Federal agents and police said Jeff Paglia's addicted customers were responsible for almost all of those calls.
On Monday he admitted as much, pleading guilty to selling bath salts from his Clarksburg head shop, Hot Stuff and Cool Things, where police watched people line up in the mornings to buy the synthetic drugs from a back room.
Mr. Paglia, 48, pleaded to drug conspiracy and structuring monetary transactions to evade reporting requirements as part of a money-laundering scheme to hide income from the Clarksburg store and a second store in Buckhannon.
The criminal division of the IRS, which worked with the U.S. Drug Enforcement Administration and local police on the investigation, said Mr. Paglia laundered his drug money through 11 properties in West Virginia, including his homes in Clarksburg and Lost Creek, W.Va.
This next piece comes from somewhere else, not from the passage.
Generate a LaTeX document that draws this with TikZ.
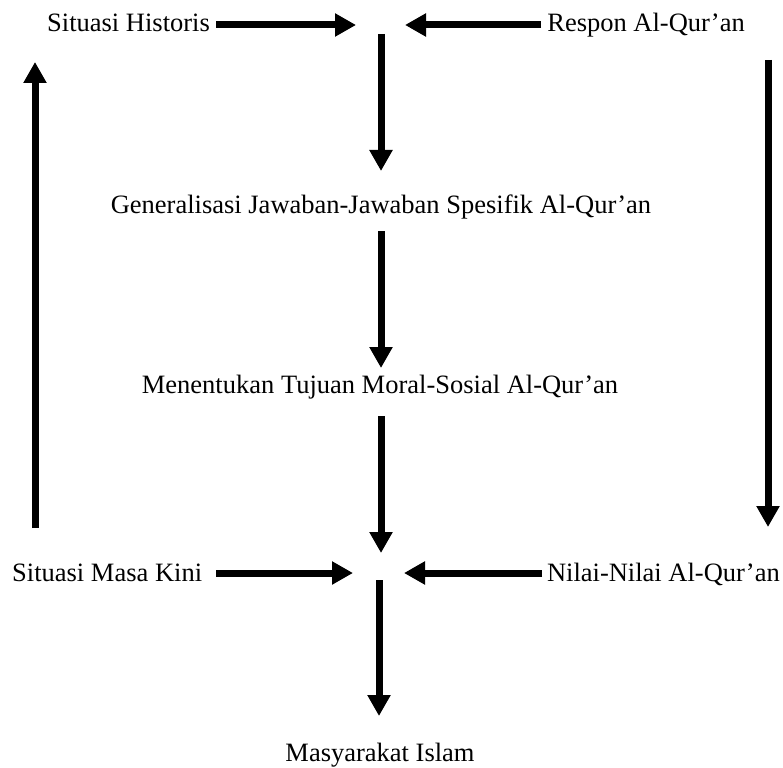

As part of the plea, he will forfeit all of that real estate and also give up a 12th property that he owned in his native Massachusetts in the town of Gardner.
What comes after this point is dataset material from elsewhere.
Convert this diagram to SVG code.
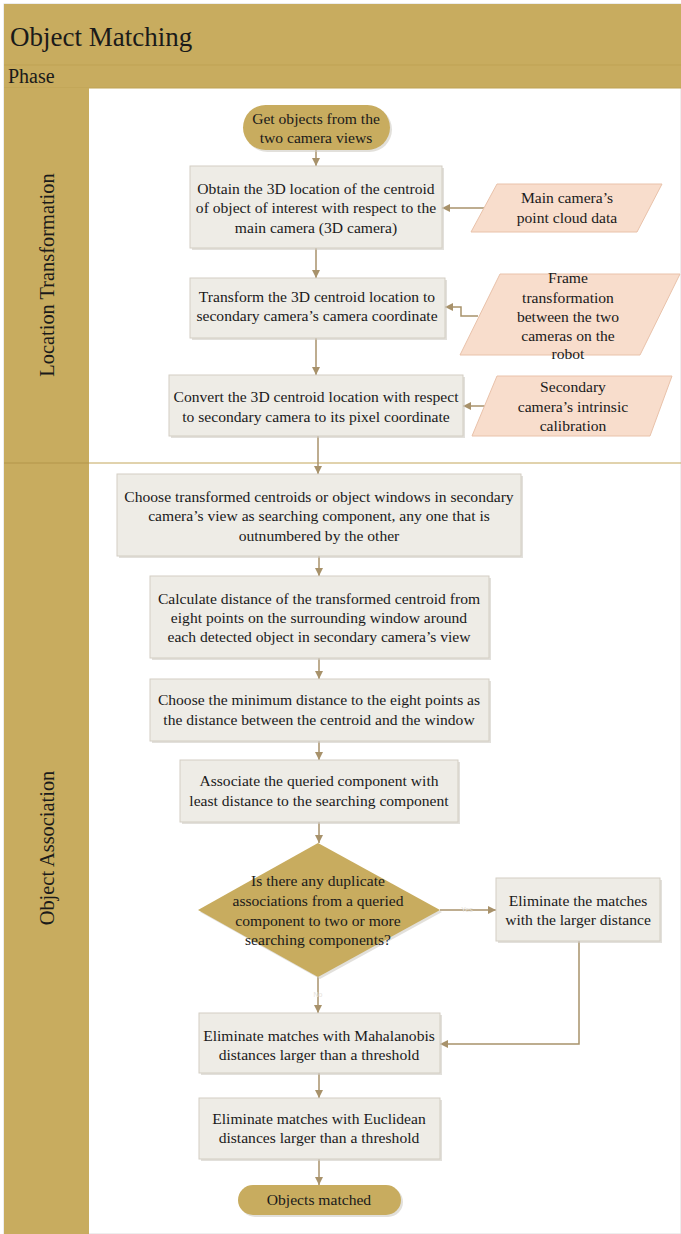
<svg xmlns="http://www.w3.org/2000/svg" width="681" height="1234" viewBox="0 0 681 1234">
<style>
.t{font-family:"Liberation Serif","Times New Roman",serif;font-size:15.6px;fill:#1a1a1a;text-anchor:middle}
.lane{font-family:"Liberation Serif","Times New Roman",serif;font-size:20.4px;fill:#1a1a1a;text-anchor:middle}
.box{fill:#eeece6;stroke:#d3cec3;stroke-width:1}
.sh{fill:#cfcbc3;opacity:0.6}
.gold{fill:#c8ac5f}
.para{fill:#f8ddcc;stroke:#e9c2aa;stroke-width:1}
.c{fill:none;stroke:#a8926b;stroke-width:1.5}
.lbl{font-family:"Liberation Sans",Arial,sans-serif;font-size:7px;fill:#e6e2da;text-anchor:middle}
</style>
<defs>
<marker id="ah" markerWidth="8" markerHeight="8" refX="8" refY="4" orient="auto" markerUnits="userSpaceOnUse">
<path d="M0,0 L8,4 L0,8 z" fill="#a8926b"/>
</marker>
</defs>
<rect x="0" y="0" width="681" height="1234" fill="#ffffff"/>
<g id="frame">
<rect x="4" y="4" width="677" height="1230" fill="#ffffff" stroke="#dcdcdc" stroke-width="1"/>
<rect x="4" y="4" width="677" height="61" class="gold"/>
<rect x="4" y="65" width="677" height="23" class="gold"/>
<line x1="4" y1="65" x2="681" y2="65" stroke="#bfa255" stroke-width="1"/>
<line x1="4" y1="88" x2="681" y2="88" stroke="#bfa255" stroke-width="1"/>
<rect x="4" y="88" width="85" height="1146" class="gold"/>
<line x1="4" y1="463" x2="681" y2="463" stroke="#c3a65a" stroke-width="1"/>
<line x1="4" y1="463" x2="89" y2="463" stroke="#b5984c" stroke-width="1"/>
<text x="10" y="46" style="font-family:'Liberation Serif','Times New Roman',serif;font-size:27px;fill:#1a1a1a">Object Matching</text>
<text x="8" y="83" style="font-family:'Liberation Serif','Times New Roman',serif;font-size:20px;fill:#1a1a1a">Phase</text>
</g>
<g id="lane-location">
<text class="lane" transform="translate(54,275) rotate(-90)">Location Transformation</text>
</g>
<g id="lane-association">
<text class="lane" transform="translate(54,848) rotate(-90)">Object Association</text>
</g>
<g id="connectors">
<path class="c" d="M316,150 L316,166" marker-end="url(#ah)"/>
<path class="c" d="M484,208 L442,208" marker-end="url(#ah)"/>
<path class="c" d="M316,248 L316,278" marker-end="url(#ah)"/>
<path class="c" d="M478,316 L461,316 L461,307 L445,307" marker-end="url(#ah)"/>
<path class="c" d="M316,338 L316,375" marker-end="url(#ah)"/>
<path class="c" d="M486,406 L463,406" marker-end="url(#ah)"/>
<path class="c" d="M318,436 L318,474" marker-end="url(#ah)"/>
<path class="c" d="M319,556 L319,576" marker-end="url(#ah)"/>
<path class="c" d="M319,658 L319,679" marker-end="url(#ah)"/>
<path class="c" d="M319,741 L319,760" marker-end="url(#ah)"/>
<path class="c" d="M319,822 L319,843" marker-end="url(#ah)"/>
<path class="c" d="M440,910 L496,910" marker-end="url(#ah)"/>
<text class="lbl" x="467" y="912">Yes</text>
<path class="c" d="M318,977 L318,1013" marker-end="url(#ah)"/>
<text class="lbl" x="318" y="997">No</text>
<path class="c" d="M579,941 L579,1044 L440,1044" marker-end="url(#ah)"/>
<path class="c" d="M319,1073 L319,1098" marker-end="url(#ah)"/>
<path class="c" d="M319,1159 L319,1185" marker-end="url(#ah)"/>
</g>
<g id="start">
<rect x="245" y="107" width="147" height="45" rx="22.5" class="sh"/>
<rect x="243" y="105" width="147" height="45" rx="22.5" class="gold"/>
<text class="t" x="316" y="124">Get objects from the</text>
<text class="t" x="316" y="143">two camera views</text>
</g>
<g id="obtain">
<rect x="192" y="168" width="252" height="82" class="sh"/>
<rect x="190" y="166" width="252" height="82" class="box"/>
<text class="t" x="316" y="194">Obtain the 3D location of the centroid</text>
<text class="t" x="316" y="213">of object of interest with respect to the</text>
<text class="t" x="316" y="233">main camera (3D camera)</text>
</g>
<g id="pointcloud">
<polygon points="497,184 662,184 637,232 471,232" class="para"/>
<text class="t" x="567" y="203">Main camera’s</text>
<text class="t" x="567" y="223">point cloud data</text>
</g>
<g id="transform">
<rect x="192" y="280" width="255" height="60" class="sh"/>
<rect x="190" y="278" width="255" height="60" class="box"/>
<text class="t" x="317" y="302">Transform the 3D centroid location to</text>
<text class="t" x="317" y="321">secondary camera’s camera coordinate</text>
</g>
<g id="frametransform">
<polygon points="500,274 680,274 640,355 460,355" class="para"/>
<text class="t" x="568" y="283">Frame</text>
<text class="t" x="568" y="303">transformation</text>
<text class="t" x="568" y="322">between the two</text>
<text class="t" x="568" y="341">cameras on the</text>
<text class="t" x="568" y="359">robot</text>
</g>
<g id="convert">
<rect x="171" y="377" width="294" height="61" class="sh"/>
<rect x="169" y="375" width="294" height="61" class="box"/>
<text class="t" x="316" y="402">Convert the 3D centroid location with respect</text>
<text class="t" x="316" y="422">to secondary camera to its pixel coordinate</text>
</g>
<g id="intrinsic">
<polygon points="497,376 672,376 650,436 472,436" class="para"/>
<text class="t" x="573" y="392">Secondary</text>
<text class="t" x="573" y="412">camera’s intrinsic</text>
<text class="t" x="573" y="431">calibration</text>
</g>
<g id="choose">
<rect x="119" y="476" width="404" height="82" class="sh"/>
<rect x="117" y="474" width="404" height="82" class="box"/>
<text class="t" x="319" y="502">Choose transformed centroids or object windows in secondary</text>
<text class="t" x="319" y="521">camera’s view as searching component, any one that is</text>
<text class="t" x="319" y="541">outnumbered by the other</text>
</g>
<g id="calculate">
<rect x="152" y="578" width="339" height="82" class="sh"/>
<rect x="150" y="576" width="339" height="82" class="box"/>
<text class="t" x="319" y="604">Calculate distance of the transformed centroid from</text>
<text class="t" x="319" y="623">eight points on the surrounding window around</text>
<text class="t" x="319" y="642">each detected object in secondary camera’s view</text>
</g>
<g id="minimum">
<rect x="152" y="681" width="339" height="62" class="sh"/>
<rect x="150" y="679" width="339" height="62" class="box"/>
<text class="t" x="319" y="705">Choose the minimum distance to the eight points as</text>
<text class="t" x="319" y="725">the distance between the centroid and the window</text>
</g>
<g id="associate">
<rect x="182" y="762" width="278" height="62" class="sh"/>
<rect x="180" y="760" width="278" height="62" class="box"/>
<text class="t" x="319" y="786">Associate the queried component with</text>
<text class="t" x="319" y="806">least distance to the searching component</text>
</g>
<g id="decision">
<polygon points="320,845 442,912 320,979 200,912" class="sh"/>
<polygon points="318,843 440,910 318,977 198,910" class="gold"/>
<text class="t" x="318" y="886">Is there any duplicate</text>
<text class="t" x="318" y="906">associations from a queried</text>
<text class="t" x="318" y="926">component to two or more</text>
<text class="t" x="318" y="945">searching components?</text>
</g>
<g id="eliminate-larger">
<rect x="498" y="880" width="164" height="63" class="sh"/>
<rect x="496" y="878" width="164" height="63" class="box"/>
<text class="t" x="578" y="906">Eliminate the matches</text>
<text class="t" x="578" y="925">with the larger distance</text>
</g>
<g id="mahalanobis">
<rect x="201" y="1015" width="241" height="60" class="sh"/>
<rect x="199" y="1013" width="241" height="60" class="box"/>
<text class="t" x="319" y="1041">Eliminate matches with Mahalanobis</text>
<text class="t" x="319" y="1060">distances larger than a threshold</text>
</g>
<g id="euclidean">
<rect x="201" y="1100" width="241" height="61" class="sh"/>
<rect x="199" y="1098" width="241" height="61" class="box"/>
<text class="t" x="319" y="1124">Eliminate matches with Euclidean</text>
<text class="t" x="319" y="1143">distances larger than a threshold</text>
</g>
<g id="end">
<rect x="240" y="1187" width="163" height="30" rx="15" class="sh"/>
<rect x="238" y="1185" width="163" height="30" rx="15" class="gold"/>
<text class="t" x="319" y="1205">Objects matched</text>
</g>
</svg>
He also agreed to surrender five vehicles, two motorcycles, an excavator and other equipment, in addition to more than $730,000 in cash.
In exchange for his plea, federal prosecutors promised not to prosecute his son, Zack Cormier, who worked at one of his stores, or Zack's mother, who is Mr. Paglia's girlfriend.
Mr. Paglia agreed to cooperate with federal authorities, including providing sworn statements and grand jury testimony.
Two of his underlings, Derrick Calip and Jeremia Phillips, also have pleaded guilty, but Mr. Paglia's business partner, Texas strip club owner John Skruck, is awaiting trial.
Mr. Calip and Mr. Phillips, who ran day-to-day operations for the Hot Stuff and Cool Things stores, have both worked for Mr. Skruck at Sonny's BYOB in Waco and other strip clubs he controls. Mr. Skruck's daughter also worked at one of the West Virginia head shops, although she has not been charged.
The investigation began in the spring of 2011, when a DEA task force began hearing about bizarre behavior from bath salts users.
"We received information, and were witnesses to, users of these drugs and learned they had or were committing acts of violence, were enduring unbelievable hallucinations and were committing acts of self-mutilation," said Bridgeport Lt. Brian Purkey, a deputized DEA agent, in a search warrant affidavit.
The U.S. attorney's office in Wheeling said West Virginia has had more incidents related to bath salts than any other state, and Harrison County has led the state.
President Barack Obama signed a law last summer banning the chemicals in bath salts, making permanent a temporary DEA ban.
The agency now categorizes the chemicals in the same class as LSD and heroin.